Madima retorted that it would be reductive to only blame large white firms’ apparent racism for not exposing black lawyers to more varied work and subsequently assisting in transforming the fraternity: “How do we explain the State Attorney not briefing black juniors?… The majority of state attorneys in Cape Town are black and we know that the state is the biggest litigant in the country.”
That, asserted Madima, was the “contradiction” of racism in the legal fraternity.
Hlophe, recalling when Madima had been denied silk because of alleged racism in the Western Cape Bar, said that he found “it alarming that you would deny it [racism] today.”
“I must correct you,” responded Madima, “the people who opposed my silk application were black, they were not white — that is the complication.”
When the matter of reserved judgments cropped up early on in Madima’s interview, he conceded that the matter (he had a judgment reserved for 12 months), which had proved a stumbling block in his previous interview before the JSC, was a “perpetual source of embarrassment for me”.
He assured the commission that such tardiness “did not recur and will not recur” if appointed.
Responding to a question about what he would bring to the judiciary, Madima ,who is also a legal academic and adjunct professor at the University of Cape Town, said: “I’m adequately qualified. I’ll be bringing scholarship to the Bench… My appointment will instil confidence in the judiciary.”
Commenting on his perseverance in interviewing again — his third appearance before the JSC — Madima said he was not dissuaded from his previous failure to be appointed since becoming a judge was “the highest calling” and “a job that comes with enormous responsibility”. He told the commission that if he were unsuccessful, he would be returning for another interview.
October 2016 interview:
October 2016 – Interview synopsis:
Gauteng Judge President Dunstan Mlambo noted that Madima was the “second Black Silk” he had appointed to the division during his tenure — which is telling.
Madima’s record as an acting judge, however, was scrutinised by the Judicial Service Commission (JSC) after it emerged that he had reserved judgments for as long as 12 months — of which both Chief Justice Mogoeng Mogoeng and the JSC have a dim view.
Advocate Mike Hellens SC said he was “troubled” by the lengthy delays and asked Madima “why delayed judgments are wrong?” Madima admitted that “justice delayed is justice denied”.
Commissioner Narend Singh expressed “concern” at Madima having earlier admitted that while serving as an acting judge, “your mind is elsewhere”. Madima responded that, while acting, “it is not possible to not think about your practise” because one is receiving “calls all the time” — he maintained that a sitting judge could focus solely on adjudication because it was the only job they had.
This was also picked up by the Economic Freedom Fighters Julius Malema who asked what difference Madima apparently saw between the job of an acting judge and a permanently appointed one.
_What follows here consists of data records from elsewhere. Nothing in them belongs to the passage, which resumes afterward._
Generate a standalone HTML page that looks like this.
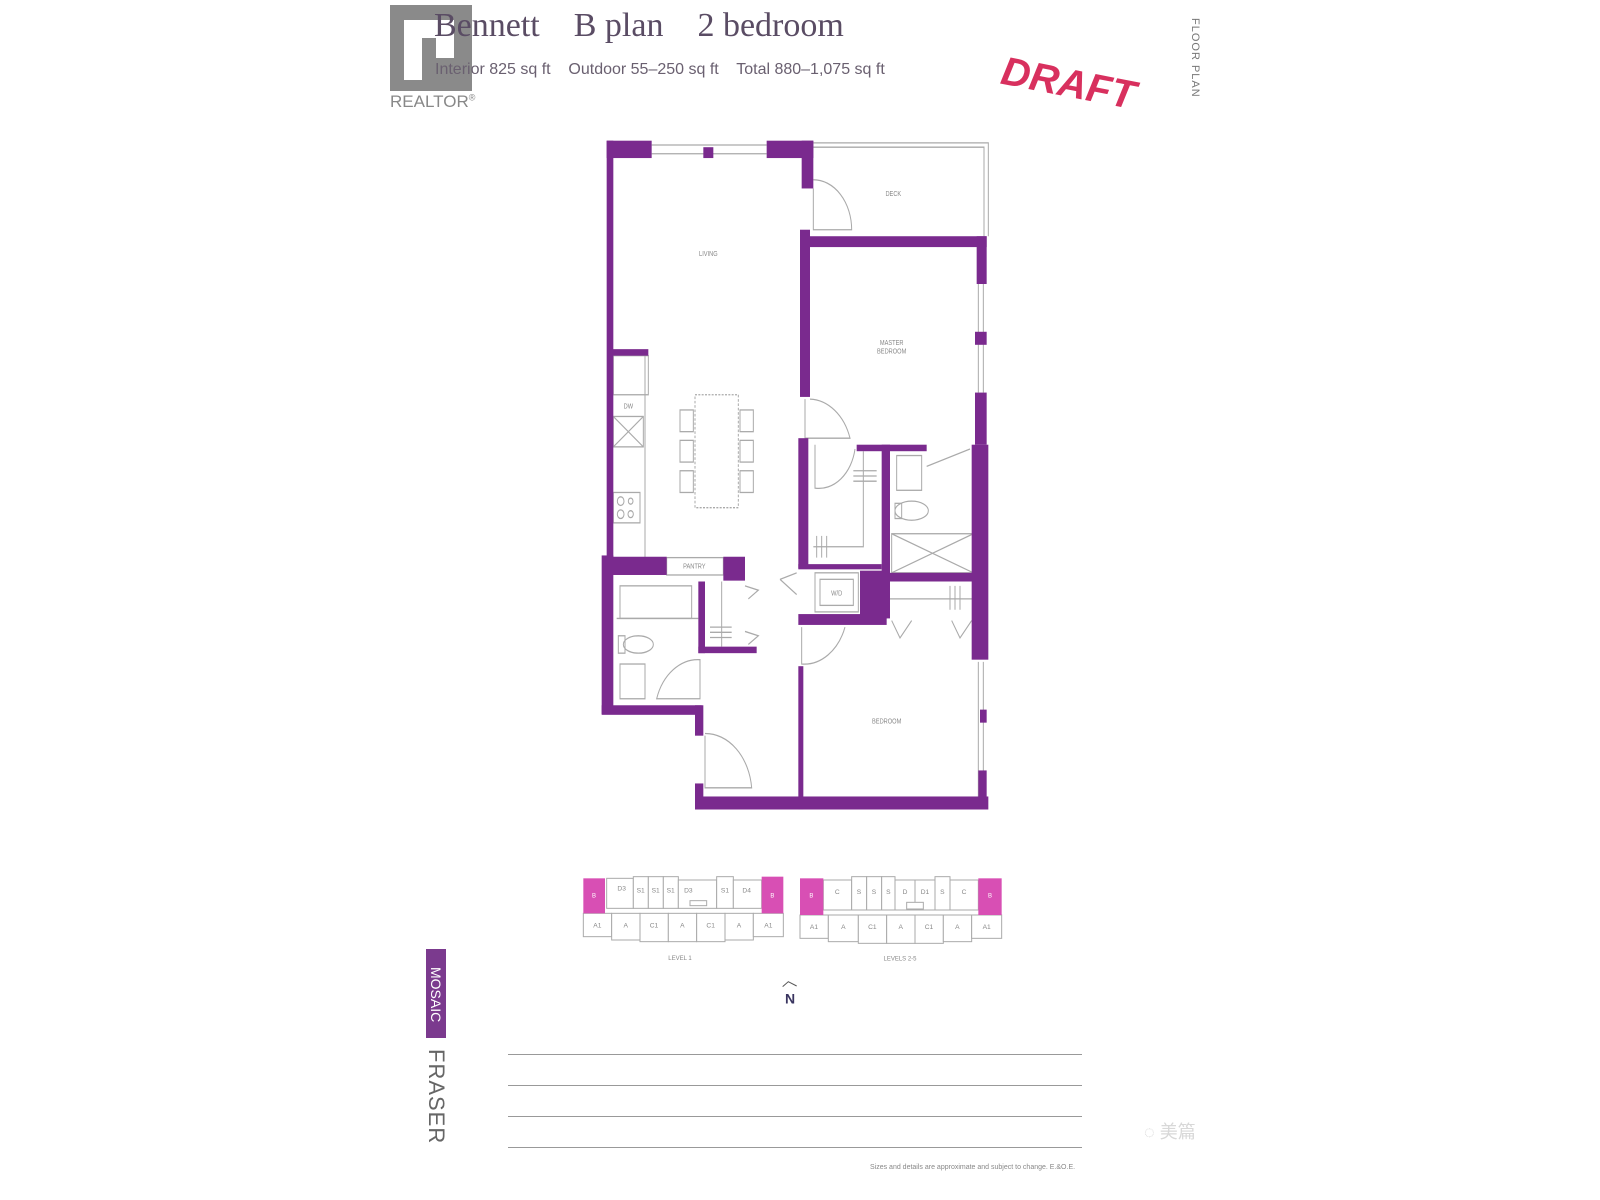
<!DOCTYPE html>
<html><head><meta charset="utf-8">
<style>
html,body{margin:0;padding:0;background:#fff;}
body{width:1600px;height:1200px;position:relative;overflow:hidden;font-family:"Liberation Sans",sans-serif;}
.abs{position:absolute;}
</style></head><body>

<!-- realtor logo -->
<div class="abs" style="left:390px;top:5px;width:82px;height:86px;background:#8a8a8a;"></div>
<div class="abs" style="left:404px;top:20px;width:18px;height:60px;background:#fff;"></div>
<div class="abs" style="left:404px;top:20px;width:50px;height:18px;background:#fff;"></div>
<div class="abs" style="left:436px;top:20px;width:18px;height:38px;background:#fff;"></div>
<div class="abs" style="left:390px;top:92px;font-size:17px;color:#888;">REALTOR<sup style="font-size:9px">®</sup></div>

<!-- title -->
<div class="abs" style="left:434px;top:7px;font-family:'Liberation Serif',serif;font-size:34px;color:#5a4c64;white-space:pre;">Bennett    B plan    2 bedroom</div>
<div class="abs" style="left:435px;top:61px;font-size:16px;color:#6a6070;white-space:pre;">Interior 825 sq ft    Outdoor 55–250 sq ft    Total 880–1,075 sq ft</div>

<!-- DRAFT -->
<div class="abs" style="left:1006px;top:49px;font-size:40px;font-weight:bold;font-style:italic;color:#d8305e;transform:rotate(11deg);transform-origin:left top;">DRAFT</div>

<!-- floor plan vertical -->
<div class="abs" style="left:1189px;top:18px;font-size:11px;color:#777;writing-mode:vertical-rl;letter-spacing:1px;">FLOOR PLAN</div>

<!-- floor plan -->
<svg class="abs" style="left:580px;top:132px" width="420" height="899" viewBox="0 0 1260 2070" preserveAspectRatio="none">
<g fill="none" stroke="#aaa" stroke-width="3">
  <line x1="215" y1="30" x2="560" y2="30"/><line x1="215" y1="50" x2="560" y2="50"/>
  <path d="M700 25 H1225 V240"/><path d="M700 35 H1212 V240"/>
  <line x1="1195" y1="350" x2="1195" y2="600"/><line x1="1210" y1="350" x2="1210" y2="600"/>
  <line x1="1195" y1="1220" x2="1195" y2="1530"/><line x1="1210" y1="1220" x2="1210" y2="1530"/>
  <line x1="195" y1="515" x2="195" y2="980"/>
  <rect x="100" y="515" width="105" height="90"/>
  <rect x="100" y="655" width="90" height="70"/><line x1="100" y1="655" x2="190" y2="725"/><line x1="190" y1="655" x2="100" y2="725"/>
  <rect x="100" y="830" width="80" height="70"/>
  <circle cx="122" cy="850" r="10"/><circle cx="152" cy="850" r="7"/><circle cx="122" cy="880" r="10"/><circle cx="152" cy="880" r="8"/>
  <rect x="345" y="605" width="130" height="260" stroke-dasharray="6 4"/>
  <rect x="300" y="640" width="40" height="50"/><rect x="300" y="710" width="40" height="50"/><rect x="300" y="780" width="40" height="50"/>
  <rect x="480" y="640" width="40" height="50"/><rect x="480" y="710" width="40" height="50"/><rect x="480" y="780" width="40" height="50"/>
  <path d="M700 130 V225 H815 A115 115 0 0 0 700 110"/>
  <path d="M675 615 V705 H810 A130 130 0 0 0 690 615"/>
  <path d="M705 720 V820 A110 110 0 0 0 825 730"/>
  <path d="M1040 770 L1170 730"/>
  <path d="M665 1140 V1225 A130 130 0 0 0 795 1140"/>
  <path d="M230 1305 A130 130 0 0 1 360 1215 V1305Z"/>
  <path d="M375 1390 V1510 H515 A140 140 0 0 0 375 1385"/>
  <path d="M850 735 V955 H700"/>
  <line x1="820" y1="780" x2="890" y2="780"/><line x1="820" y1="792" x2="890" y2="792"/><line x1="820" y1="804" x2="890" y2="804"/>
  <line x1="710" y1="930" x2="710" y2="980"/><line x1="725" y1="930" x2="725" y2="980"/><line x1="740" y1="930" x2="740" y2="980"/>
  <rect x="950" y="745" width="75" height="80"/>
  <ellipse cx="995" cy="872" rx="50" ry="22"/><rect x="945" y="855" width="20" height="35"/>
  <rect x="935" y="925" width="245" height="90"/><line x1="935" y1="925" x2="1180" y2="1015"/><line x1="1180" y1="925" x2="935" y2="1015"/>
  <rect x="705" y="1015" width="130" height="90"/><rect x="720" y="1030" width="100" height="60"/>
  <line x1="925" y1="1075" x2="1185" y2="1075"/>
  <line x1="1110" y1="1045" x2="1110" y2="1100"/><line x1="1125" y1="1045" x2="1125" y2="1100"/><line x1="1140" y1="1045" x2="1140" y2="1100"/>
  <path d="M935 1125 L960 1165 L995 1125"/><path d="M1115 1125 L1140 1165 L1175 1125"/>
  <path d="M600 1030 L650 1015 M600 1030 L650 1065"/>
  <line x1="425" y1="1035" x2="425" y2="1185"/>
  <line x1="390" y1="1140" x2="455" y2="1140"/><line x1="390" y1="1152" x2="455" y2="1152"/><line x1="390" y1="1164" x2="455" y2="1164"/>
  <path d="M495 1045 L535 1055 L505 1075"/><path d="M495 1150 L535 1160 L505 1180"/>
  <rect x="120" y="1045" width="215" height="75"/>
  <ellipse cx="175" cy="1180" rx="45" ry="20"/><rect x="115" y="1160" width="20" height="40"/>
  <rect x="120" y="1225" width="75" height="80"/>
  <line x1="355" y1="1120" x2="110" y2="1120"/>
  <rect x="260" y="980" width="170" height="40"/>
</g>
<g fill="#7a2a8e">
  <rect x="80" y="20" width="135" height="40"/><rect x="370" y="35" width="30" height="25"/>
  <rect x="560" y="20" width="140" height="40"/><rect x="665" y="20" width="35" height="110"/>
  <rect x="80" y="20" width="20" height="960"/>
  <rect x="65" y="975" width="35" height="365"/>
  <rect x="95" y="500" width="110" height="15"/>
  <rect x="80" y="978" width="180" height="42"/><rect x="430" y="978" width="65" height="55"/>
  <rect x="65" y="1320" width="300" height="22"/>
  <rect x="345" y="1320" width="25" height="70"/>
  <rect x="345" y="1500" width="25" height="60"/>
  <rect x="345" y="1530" width="880" height="30"/>
  <rect x="355" y="1035" width="20" height="165"/><rect x="355" y="1185" width="175" height="15"/>
  <rect x="655" y="1230" width="15" height="330"/>
  <rect x="655" y="1110" width="265" height="25"/>
  <rect x="660" y="225" width="30" height="385"/>
  <rect x="655" y="705" width="30" height="300"/>
  <rect x="655" y="995" width="250" height="12"/>
  <rect x="905" y="720" width="25" height="400"/>
  <rect x="830" y="720" width="210" height="15"/>
  <rect x="840" y="1010" width="80" height="110"/>
  <rect x="930" y="1015" width="290" height="20"/>
  <rect x="665" y="240" width="555" height="25"/>
  <rect x="1190" y="240" width="30" height="110"/>
  <rect x="1185" y="460" width="35" height="30"/>
  <rect x="1185" y="600" width="35" height="120"/>
  <rect x="1175" y="720" width="50" height="495"/>
  <rect x="1200" y="1330" width="20" height="30"/>
  <rect x="1195" y="1470" width="25" height="75"/>
</g>
<g fill="#888" font-family="Liberation Sans,sans-serif" font-size="17" text-anchor="middle">
  <text x="385" y="285">LIVING</text>
  <text x="940" y="147">DECK</text>
  <text x="935" y="490">MASTER</text><text x="935" y="510">BEDROOM</text>
  <text x="920" y="1362">BEDROOM</text>
  <text x="343" y="1005">PANTRY</text>
  <text x="145" y="637">DW</text>
  <text x="770" y="1067">W/D</text>
</g>
</svg>

<!-- key plans -->
<svg class="abs" style="left:570px;top:860px" width="450" height="150" viewBox="0 0 1350 450">
<g fill="#fff" stroke="#aaa" stroke-width="3">
  <rect x="110" y="55" width="80" height="90"/><rect x="190" y="50" width="45" height="95"/><rect x="235" y="50" width="45" height="95"/><rect x="280" y="50" width="45" height="95"/><rect x="325" y="60" width="115" height="85"/><rect x="440" y="50" width="50" height="95"/><rect x="490" y="60" width="85" height="85"/>
  <rect x="40" y="160" width="85" height="70"/><rect x="125" y="160" width="85" height="80"/><rect x="210" y="160" width="85" height="85"/><rect x="295" y="160" width="85" height="85"/><rect x="380" y="160" width="85" height="85"/><rect x="465" y="160" width="85" height="80"/><rect x="550" y="160" width="90" height="70"/>
  <rect x="760" y="60" width="85" height="90"/><rect x="845" y="50" width="45" height="100"/><rect x="890" y="50" width="45" height="100"/><rect x="935" y="50" width="40" height="100"/><rect x="975" y="60" width="60" height="90"/><rect x="1035" y="60" width="60" height="90"/><rect x="1095" y="50" width="45" height="100"/><rect x="1140" y="60" width="85" height="90"/>
  <rect x="690" y="165" width="85" height="70"/><rect x="775" y="165" width="90" height="80"/><rect x="865" y="165" width="85" height="85"/><rect x="950" y="165" width="85" height="85"/><rect x="1035" y="165" width="85" height="85"/><rect x="1120" y="165" width="85" height="80"/><rect x="1205" y="165" width="90" height="70"/>
  <rect x="360" y="122" width="50" height="15"/><rect x="1010" y="127" width="50" height="20"/>
</g>
<g fill="#d84fb4"><rect x="40" y="55" width="65" height="105"/><rect x="575" y="50" width="65" height="110"/><rect x="690" y="55" width="70" height="110"/><rect x="1225" y="55" width="70" height="110"/></g>
<g fill="#888" font-family="Liberation Sans,sans-serif" font-size="20" text-anchor="middle">
  <text x="155" y="92">D3</text><text x="212" y="97">S1</text><text x="257" y="97">S1</text><text x="302" y="97">S1</text><text x="355" y="97">D3</text><text x="465" y="97">S1</text><text x="530" y="97">D4</text>
  <text x="82" y="202">A1</text><text x="167" y="202">A</text><text x="252" y="202">C1</text><text x="337" y="202">A</text><text x="422" y="202">C1</text><text x="507" y="202">A</text><text x="595" y="202">A1</text>
  <text x="802" y="102">C</text><text x="867" y="102">S</text><text x="912" y="102">S</text><text x="955" y="102">S</text><text x="1005" y="102">D</text><text x="1065" y="102">D1</text><text x="1117" y="102">S</text><text x="1182" y="102">C</text>
  <text x="732" y="207">A1</text><text x="820" y="207">A</text><text x="907" y="207">C1</text><text x="992" y="207">A</text><text x="1077" y="207">C1</text><text x="1162" y="207">A</text><text x="1250" y="207">A1</text>
  <text x="330" y="300" font-size="18">LEVEL 1</text><text x="990" y="302" font-size="18">LEVELS 2-5</text>
</g>
<g fill="#fff" font-family="Liberation Sans,sans-serif" font-size="18" text-anchor="middle"><text x="72" y="112">B</text><text x="607" y="112">B</text><text x="724" y="112">B</text><text x="1260" y="112">B</text></g>
<path d="M638 380 L655 365 L680 378" fill="none" stroke="#555" stroke-width="3"/>
<text x="660" y="430" fill="#3a3560" font-family="Liberation Sans,sans-serif" font-weight="bold" font-size="42" text-anchor="middle">N</text>
</svg>

<!-- brand -->
<div class="abs" style="left:426px;top:949px;width:20px;height:89px;background:#7b3a8e;"></div>
<div class="abs" style="left:426px;top:952px;width:20px;height:86px;color:#fff;font-size:14px;writing-mode:vertical-rl;text-align:center;line-height:20px;">MOSAIC</div>
<div class="abs" style="left:424px;top:1049px;width:24px;color:#666;font-size:22px;writing-mode:vertical-rl;line-height:24px;letter-spacing:1px;">FRASER</div>

<!-- lines -->
<div class="abs" style="left:508px;top:1054px;width:574px;height:1px;background:#999;"></div>
<div class="abs" style="left:508px;top:1085px;width:574px;height:1px;background:#999;"></div>
<div class="abs" style="left:508px;top:1116px;width:574px;height:1px;background:#999;"></div>
<div class="abs" style="left:508px;top:1147px;width:574px;height:1px;background:#999;"></div>
<div class="abs" style="left:870px;top:1164px;font-size:7px;color:#888;white-space:nowrap;">Sizes and details are approximate and subject to change. E.&amp;O.E.</div>
<div class="abs" style="left:1144px;top:1118px;font-size:18px;color:#d8d8d8;font-family:'Liberation Sans','Noto Sans CJK SC',sans-serif;">◌ 美篇</div>
</body></html>
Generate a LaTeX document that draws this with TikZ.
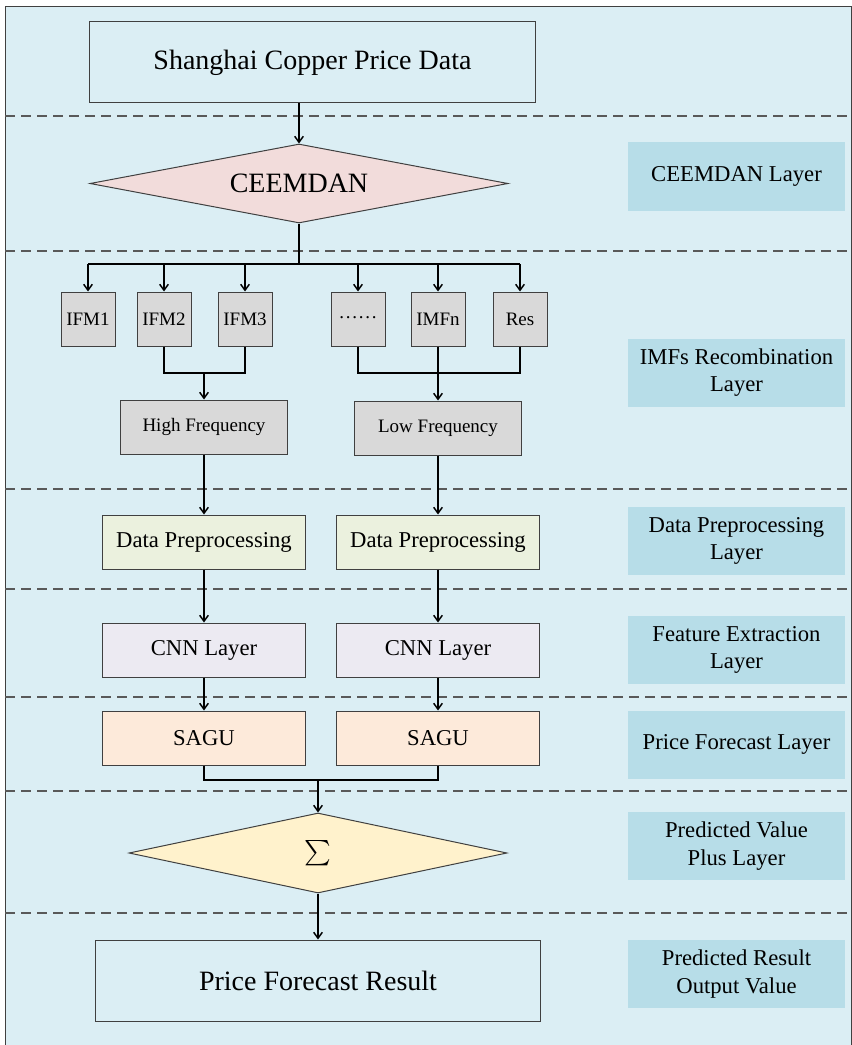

Madima said the “difference was not fatal” and that when an acting judge was in their chambers and “performing the function of a judge” it was “inevitable” that “half your mind is elsewhere [on one’s practise].”
Malema took great umbrage with the fact that Madima appeared “a half-minded judge, listening to [litigants] with a half-mind” and wondered aloud whether this proved a disservice to the interests of justice.
Commissioner Thoko Didiza asked Madima what recommendations he could offer to alleviate this situation where acting judges also had to deal with issues pertaining to their practise.
Madima suggested that if acting judges were given two days in the week to solely write judgments, it would alleviate the workload. With perhaps too much honesty, Madima admitted the workload at the North and South Gauteng benches didn’t allow for “breathing space” and that he would probably still have reserved judgments when he retired.
Madima’s list of business interests caught the attention of the commission. Malema quizzed him on whether it was appropriate for a judge’s wife to have business interests and Madima eventually conceded that this was inappropriate.